All of our FGM series trees are touch menu driven. The main menu (shown on the right) displays sixteen scripted options.  Some lead to other menus and will be described below:

First Row

Colour opens a submenu that displays the RGB settings and buttons to “shade” the tree by adding or subtracting red, blue, and green values in increments of ten (10).  A button on this menu labeled Base will open a secondary submenu listing a dozen preset colour choices.  The Size button also opens a submenu that offers a dozen preset heights.  Some trees will scale to twenty (20) meters, others to ten (10), and a few of the flowering bushes to five (5).  The Texture button, on the top right, simply rotates the tree through it’s texture set.  Most trees have at least three seasonal textures and one with greyscale leaves useful for tinting.

FGM Main Menu

FGM Main Menu

Second Row

The glow, light, and neon buttons work together.  The light button, in the middle, toggles the fullbright feature.  These buttons all do what they say.  In the sample screen, the middle button says “Light Off” meaning that if pressed, it will turn the fullbright feature off.  It will also update the button to say “Light On” meaning that if pressed, it will turnt he fullbright feature on. Glow On and Neon On both produce triple effects of toggling on the fullbright feature, disabling the light button, and initiating their appropriate glow settings.  Neon is obviously the higher setting of the two.  Turning off glow or neon toggles fullbright off, reenables the light button, and changes the glow setting to zero.

Third Row

The Effects button opens a submenu listing a dozen particle settings for the tree.  Only one of these may be active at a time.  They differ in some of the trees but generally range from weather effects to light rays or fireflies and such.  Group On is added by request and allows a tree to be set by any member of the group to which it’s assigned.  The tree does NOT need to be shared with the group; it only needs the group listed in the Edit setting below the owner’s name.  This feature works just like the other toggles by renaming the button Group Off when active so that they button does what it says it will do.  Help offers the user an inworld notecard containing this information but with specific changes noted per tree.  The fruit dropping series, for example, explains that unique feature in some detail whereas the other trees hand out notecards that don’t mention it at all.

Fourth Row

Close sets the script back to it’s standard state waiting for a touch event.  Reset literally changes all settings to their default and restarts the script as though it had just been rezzed.  Descript was also added as an often requested feature.  It removes the main script from the root prim and the necessary small scripts from the children.  The smaller scripts only perform size and movement operations needed to resize the tree; everything else is executed directly from the main script.  All inter-script communication is performed internally rather than via chat channels and listens.  In fact, the only listens involved are necessary for using dialog boxes.  Everything that I know to do makes the scripts operate efficiently causing as little load on a sim as possible.  However, should you wish to remove the scripts, the feature is available.  If you change your mind, the trees are copyable so you can always rez another.

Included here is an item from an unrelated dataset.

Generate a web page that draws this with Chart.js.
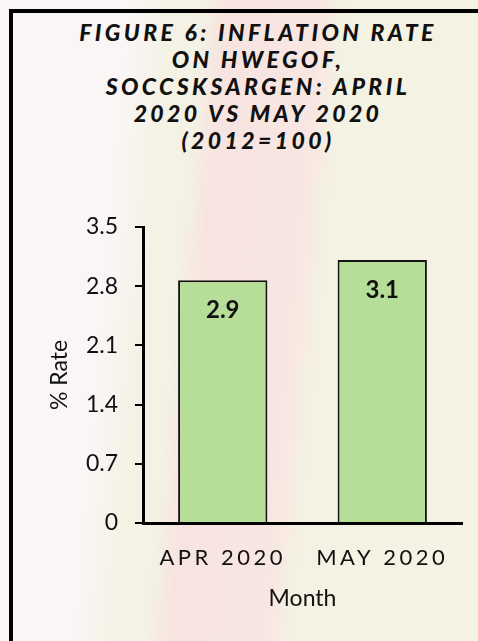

The Ignore button drives me bananas.  It’s okay to ignore the menu and have it simply close without doing anything.  But I would truly appreciate it telling the script that it’s been pressed so the state can reset without having to time out.  The Lab’s response to this request has consistently been that some scriptkiddy griefer type will use the ignore response to maintain a dialog box flood and make life miserable for members of the community.